Ready for some history?
Comfortable modernist home decor was promoted by designers such as Ludwig Mies van der Rohe, Charles and Ray Eames and Walter Gropius. However, the father of the movement was arguably the most iconic of all architects, Le Corbusier. Reacting against the frou-frou excesses of Art Nouveau, Le Corbusier believed simple lines, open spaces and natural materials including wood, stone and metal were the perfect components to make a clean, easy ‘machine for living’ – and well, we kinda agree!
Now our guy, Le Corbusier, thought nothing should be hidden or altered to look like something else, and consequently, structural elements in a home would be revealed to show any architectural supports – and he was totally right! because, furniture should also be purely functional, resulting in a space that is sleek, spacious and simple, absent of any clutter or unnecessary objects.

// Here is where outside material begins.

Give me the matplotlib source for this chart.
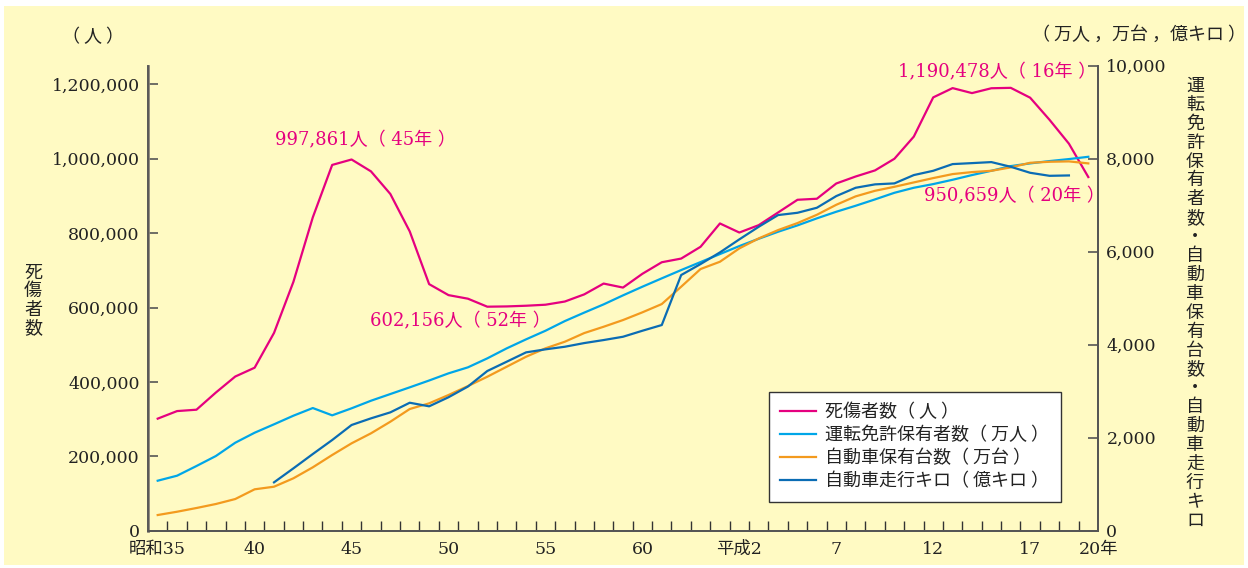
import matplotlib.pyplot as plt
from matplotlib.patches import Rectangle

# data: 昭和35 (1960) - 平成20 (2008)
years = list(range(1960, 2009))
casualties = [301211, 321562, 325258, 371390, 414435, 438150, 531679, 668995,
              842327, 983257, 997861, 965967, 905116, 804522, 662852, 633259,
              623691, 602156, 602899, 604748, 607479, 616065, 635265, 664342,
              653583, 690607, 721647, 731526, 763189, 825918, 801522, 821354,
              855454, 889575, 892372, 933361, 952146, 968565, 999887, 1059405,
              1164773, 1189786, 1176355, 1189383, 1190478, 1163984, 1104551,
              1040396, 950659]
licence = [1075, 1183, 1391, 1606, 1892, 2107, 2288, 2473, 2638, 2481, 2632,
           2795, 2939, 3083, 3230, 3384, 3513, 3706, 3921, 4115, 4300, 4508,
           4690, 4867, 5061, 5247, 5427, 5605, 5777, 5949, 6121, 6278, 6429,
           6566, 6717, 6859, 6988, 7125, 7267, 7375, 7454, 7547, 7648, 7740,
           7841, 7899, 7949, 7992, 8041]
vehicles = [337, 408, 488, 574, 681, 890, 946, 1127, 1363, 1628, 1879, 2094,
            2344, 2617, 2739, 2918, 3110, 3311, 3526, 3741, 3922, 4064, 4250,
            4386, 4530, 4696, 4874, 5247, 5627, 5784, 6071, 6286, 6465, 6616,
            6794, 7009, 7190, 7310, 7396, 7490, 7583, 7669, 7712, 7740, 7813,
            7912, 7934, 7942, 7899]
km_years = list(range(1966, 2008))
km = [1040, 1341, 1649, 1950, 2273, 2416, 2545, 2752, 2675, 2870, 3100, 3434,
      3634, 3835, 3900, 3956, 4035, 4100, 4171, 4300, 4423, 5498, 5734, 5985,
      6265, 6536, 6788, 6837, 6945, 7196, 7375, 7448, 7469, 7648, 7740, 7884,
      7905, 7927, 7826, 7697, 7632, 7640]

xlab_years = [1960, 1965, 1970, 1975, 1980, 1985, 1990, 1995, 2000, 2005]
xlab_text = ['昭和35', '40', '45', '50', '55', '60', '平成2', '7', '12', '17']
left_ticks = [0, 200000, 400000, 600000, 800000, 1000000, 1200000]
right_ticks = [0, 2000, 4000, 6000, 8000, 10000]

series_names = ['死傷者数（ 人 ）', '運転免許保有者数（ 万人 ）',
                '自動車保有台数（ 万台 ）', '自動車走行キロ（ 億キロ ）']

pink = '#e5007f'
cyan = '#00a6e8'
orange = '#f39a1e'
blue = '#0a6cb4'
bg = '#fffac3'
ink = '#222222'
num_font = ['DejaVu Serif', 'Noto Sans CJK JP']
jp_font = ['Noto Sans CJK JP', 'DejaVu Sans']

W, H = 1248, 568
fig = plt.figure(figsize=(W / 100, H / 100), dpi=100, facecolor='white')
fig.patches.append(Rectangle((4 / W, 3 / H), 1240 / W, 559 / H,
                             transform=fig.transFigure, facecolor=bg,
                             edgecolor='none', zorder=-10))

ax = fig.add_axes([148 / W, 1 - 530.7 / H, 950 / W, 465 / H])
ax.set_facecolor('none')
ax2 = ax.twinx()

ax.set_xlim(1959.5, 2008.5)
ax.set_ylim(0, 1250000)
ax2.set_ylim(0, 10000)

l1, = ax.plot(years, casualties, color=pink, lw=1.6, zorder=5)
l2, = ax2.plot(years, licence, color=cyan, lw=1.6)
l3, = ax2.plot(years, vehicles, color=orange, lw=1.6)
l4, = ax2.plot(km_years, km, color=blue, lw=1.6)

for a in (ax, ax2):
    a.spines['top'].set_visible(False)
    for s in ('left', 'right', 'bottom'):
        a.spines[s].set_color('#555555')
        a.spines[s].set_linewidth(1.3)
ax.spines['left'].set_color('#8a8478')
ax.spines['left'].set_linewidth(2)

ax.set_yticks(left_ticks)
ax.set_yticklabels([f'{v:,}' for v in left_ticks], family=num_font,
                   fontsize=12.5, color=ink)
ax.tick_params(axis='y', direction='in', length=7, width=1.2,
               color='#555555', pad=6)
ax2.set_yticks(right_ticks)
ax2.set_yticklabels([f'{v:,}' for v in right_ticks], family=num_font,
                    fontsize=12.5, color=ink)
ax2.tick_params(axis='y', direction='in', length=7, width=1.2,
                color='#555555', pad=6)

ax.set_xticks([])
ax.set_xticks([y + 0.5 for y in range(1960, 2008)], minor=True)
ax.tick_params(axis='x', which='minor', direction='in', length=7,
               width=1, color='#333333')

xt = ax.get_xaxis_transform()
for yr, t in zip(xlab_years, xlab_text):
    ax.text(yr, -0.04, t, transform=xt, ha='center', va='center',
            family=num_font, fontsize=12.5, color=ink)
ax.annotate('20年', xy=(2008, -0.04), xycoords=xt, xytext=(-7, 0),
            textcoords='offset points', ha='left', va='center',
            family=num_font, fontsize=12.5, color=ink)

# peak / trough labels
notes = [(1970.7, 1050000, '997,861人（ 45年 ）'),
         (1975.6, 562000, '602,156人（ 52年 ）'),
         (2003.3, 1231000, '1,190,478人（ 16年 ）'),
         (2004.2, 898000, '950,659人（ 20年 ）')]
for x, y, t in notes:
    ax.text(x, y, t, ha='center', va='center', color=pink,
            family=num_font, fontsize=13, zorder=6)

# unit labels
fig.text(93 / W, 1 - 37 / H, '（ 人 ）', ha='center', va='center',
         family=jp_font, fontsize=13, color=ink)
fig.text(1139 / W, 1 - 35 / H, '（ 万人 ，万台 ，億キロ ）', ha='center',
         va='center', family=jp_font, fontsize=13, color=ink)

# vertical axis titles, one character per row
for i, ch in enumerate('死傷者数'):
    fig.text(33 / W, 1 - (273 + i * 18.3) / H, ch, ha='center', va='center',
             family=jp_font, fontsize=13, color=ink)
for i, ch in enumerate('運転免許保有者数・自動車保有台数・自動車走行キロ'):
    fig.text(1195 / W, 1 - (86 + i * 18.9) / H, ch, ha='center',
             va='center', family=jp_font, fontsize=13, color=ink)

leg = ax2.legend([l1, l2, l3, l4], series_names, loc='upper left',
                 bbox_to_anchor=(769 / W, 1 - 392 / H),
                 bbox_transform=fig.transFigure, frameon=True,
                 fancybox=False, framealpha=1,
                 prop={'family': jp_font, 'size': 13},
                 handlelength=2.0, handletextpad=0.5, labelspacing=0.28,
                 borderpad=0.62, borderaxespad=0)
leg.get_frame().set_edgecolor('#333333')
leg.get_frame().set_facecolor('white')
leg.get_frame().set_linewidth(1)
for t in leg.get_texts():
    t.set_color(ink)

fig.savefig('out.png', dpi=100, facecolor='white')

Today, modernist vintage furniture is among the most sought-after at antique markets around the world, and several iconic interior designs have been given a modern makeover with new materials. Here, we’ve outlined 3 steps to achieve perfect Modernist Interiors that are easy on the eye-and the planet.
Rounded Coffee Tables
There was a huge Modernist revival in the 1950s and again in the 70s. During these periods, rounded shapes inspired by surfboards and boomerangs were all the rage. Today, following this path, coffee and dining tables compliment any room beautifully.
In keeping with the modernist philosophy, sofas comprised sleek lines and fabrics: no overstuffed Chesterfields, no chintzy fabrics, just simple colors and textiles, preferably leather. Modular sofas were the perfect component of the ‘machine for living’ as these could be moved to suit the homeowner’s changing needs.
Cubism, Fauvism, Abstract Expressionism and Futurism were all big movements in the first half of the 20th century. Comfortable modernist home design therefore demanded a good piece of art that had the potential to accent a room wonderfully
At the end of the day, modernism in interiors and architecture had such widespread appeal, it became known as the International Style, and even though it became popular in the very early 20th century, modernist design still looks fresh today. Don’t you agree?